Every record must appear in your copy exactly as written, with no pictures.
== MATERIAL FOR THE TASK
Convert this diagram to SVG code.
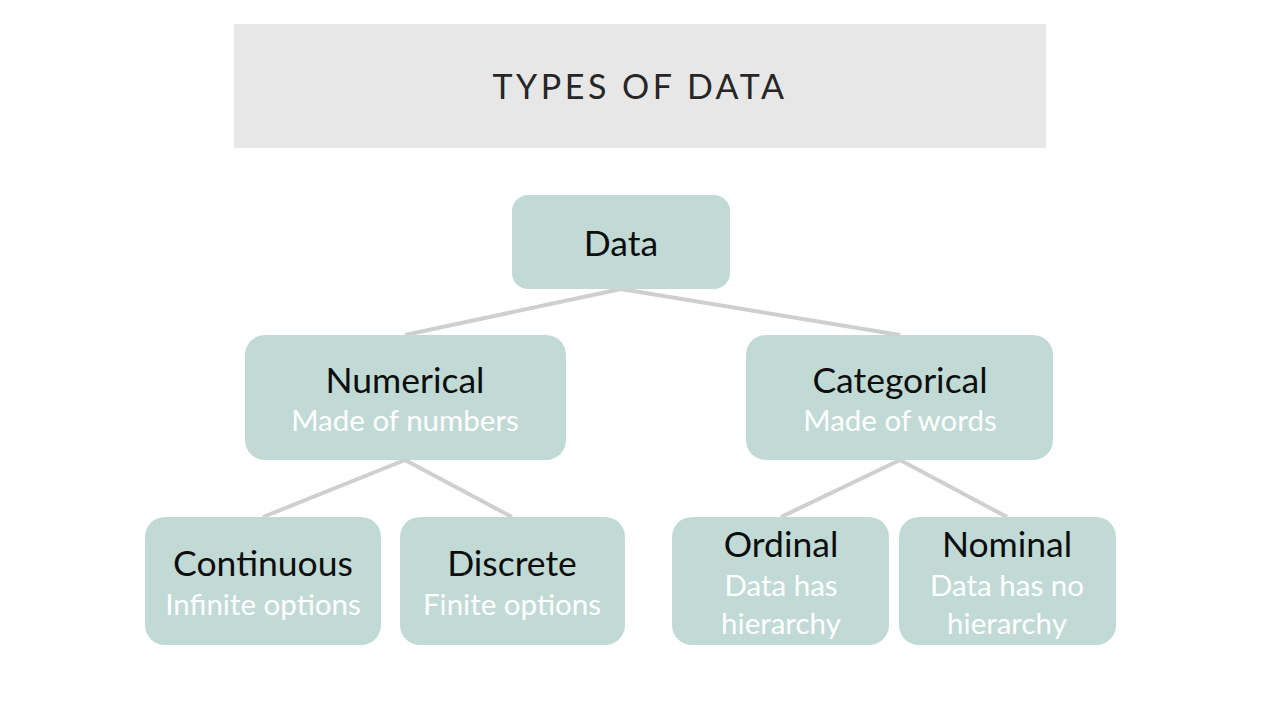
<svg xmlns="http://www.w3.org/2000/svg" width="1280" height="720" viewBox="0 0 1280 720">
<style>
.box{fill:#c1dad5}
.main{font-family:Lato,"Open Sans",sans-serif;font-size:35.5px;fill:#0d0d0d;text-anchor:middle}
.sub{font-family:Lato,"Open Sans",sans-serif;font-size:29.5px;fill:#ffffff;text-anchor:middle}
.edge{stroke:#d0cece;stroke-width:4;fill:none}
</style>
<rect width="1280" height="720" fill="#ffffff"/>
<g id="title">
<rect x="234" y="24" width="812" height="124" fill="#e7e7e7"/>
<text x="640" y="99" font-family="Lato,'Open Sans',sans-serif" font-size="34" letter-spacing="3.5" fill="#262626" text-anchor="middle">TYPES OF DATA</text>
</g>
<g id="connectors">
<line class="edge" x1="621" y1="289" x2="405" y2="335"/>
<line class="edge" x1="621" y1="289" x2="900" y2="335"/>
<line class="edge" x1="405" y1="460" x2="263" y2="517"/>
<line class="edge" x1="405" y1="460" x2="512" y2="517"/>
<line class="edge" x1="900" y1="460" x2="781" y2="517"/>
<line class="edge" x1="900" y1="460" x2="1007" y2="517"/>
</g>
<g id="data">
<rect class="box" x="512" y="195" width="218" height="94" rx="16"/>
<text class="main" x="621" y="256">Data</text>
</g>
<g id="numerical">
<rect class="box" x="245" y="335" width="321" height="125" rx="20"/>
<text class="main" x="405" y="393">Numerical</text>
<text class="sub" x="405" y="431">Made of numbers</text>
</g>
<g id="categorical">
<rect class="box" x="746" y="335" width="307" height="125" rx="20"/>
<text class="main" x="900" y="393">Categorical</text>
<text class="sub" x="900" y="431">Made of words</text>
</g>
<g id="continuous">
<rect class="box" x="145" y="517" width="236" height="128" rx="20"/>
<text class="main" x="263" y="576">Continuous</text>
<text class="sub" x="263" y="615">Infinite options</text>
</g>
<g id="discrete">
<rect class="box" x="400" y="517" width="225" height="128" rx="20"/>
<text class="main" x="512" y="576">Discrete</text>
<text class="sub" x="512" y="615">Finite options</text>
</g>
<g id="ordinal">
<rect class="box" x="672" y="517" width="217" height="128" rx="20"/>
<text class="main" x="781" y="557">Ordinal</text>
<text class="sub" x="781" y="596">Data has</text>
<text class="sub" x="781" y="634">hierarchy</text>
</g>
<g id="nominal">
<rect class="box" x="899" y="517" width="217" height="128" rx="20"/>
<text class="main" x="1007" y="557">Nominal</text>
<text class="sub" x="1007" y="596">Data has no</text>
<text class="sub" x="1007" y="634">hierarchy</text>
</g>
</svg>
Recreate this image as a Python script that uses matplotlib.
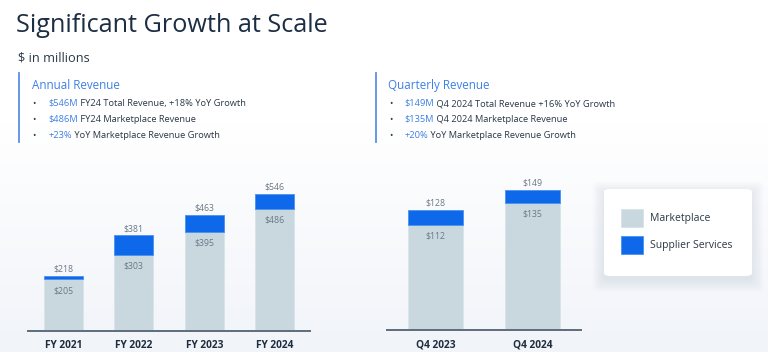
====
→ REPLY
Convert this diagram to SVG code.
<svg xmlns="http://www.w3.org/2000/svg" width="1280" height="720" viewBox="0 0 1280 720">
<style>
.box{fill:#c1dad5}
.main{font-family:Lato,"Open Sans",sans-serif;font-size:35.5px;fill:#0d0d0d;text-anchor:middle}
.sub{font-family:Lato,"Open Sans",sans-serif;font-size:29.5px;fill:#ffffff;text-anchor:middle}
.edge{stroke:#d0cece;stroke-width:4;fill:none}
</style>
<rect width="1280" height="720" fill="#ffffff"/>
<g id="title">
<rect x="234" y="24" width="812" height="124" fill="#e7e7e7"/>
<text x="640" y="99" font-family="Lato,'Open Sans',sans-serif" font-size="34" letter-spacing="3.5" fill="#262626" text-anchor="middle">TYPES OF DATA</text>
</g>
<g id="connectors">
<line class="edge" x1="621" y1="289" x2="405" y2="335"/>
<line class="edge" x1="621" y1="289" x2="900" y2="335"/>
<line class="edge" x1="405" y1="460" x2="263" y2="517"/>
<line class="edge" x1="405" y1="460" x2="512" y2="517"/>
<line class="edge" x1="900" y1="460" x2="781" y2="517"/>
<line class="edge" x1="900" y1="460" x2="1007" y2="517"/>
</g>
<g id="data">
<rect class="box" x="512" y="195" width="218" height="94" rx="16"/>
<text class="main" x="621" y="256">Data</text>
</g>
<g id="numerical">
<rect class="box" x="245" y="335" width="321" height="125" rx="20"/>
<text class="main" x="405" y="393">Numerical</text>
<text class="sub" x="405" y="431">Made of numbers</text>
</g>
<g id="categorical">
<rect class="box" x="746" y="335" width="307" height="125" rx="20"/>
<text class="main" x="900" y="393">Categorical</text>
<text class="sub" x="900" y="431">Made of words</text>
</g>
<g id="continuous">
<rect class="box" x="145" y="517" width="236" height="128" rx="20"/>
<text class="main" x="263" y="576">Continuous</text>
<text class="sub" x="263" y="615">Infinite options</text>
</g>
<g id="discrete">
<rect class="box" x="400" y="517" width="225" height="128" rx="20"/>
<text class="main" x="512" y="576">Discrete</text>
<text class="sub" x="512" y="615">Finite options</text>
</g>
<g id="ordinal">
<rect class="box" x="672" y="517" width="217" height="128" rx="20"/>
<text class="main" x="781" y="557">Ordinal</text>
<text class="sub" x="781" y="596">Data has</text>
<text class="sub" x="781" y="634">hierarchy</text>
</g>
<g id="nominal">
<rect class="box" x="899" y="517" width="217" height="128" rx="20"/>
<text class="main" x="1007" y="557">Nominal</text>
<text class="sub" x="1007" y="596">Data has no</text>
<text class="sub" x="1007" y="634">hierarchy</text>
</g>
</svg>
Recreate this image as a Python script that uses matplotlib.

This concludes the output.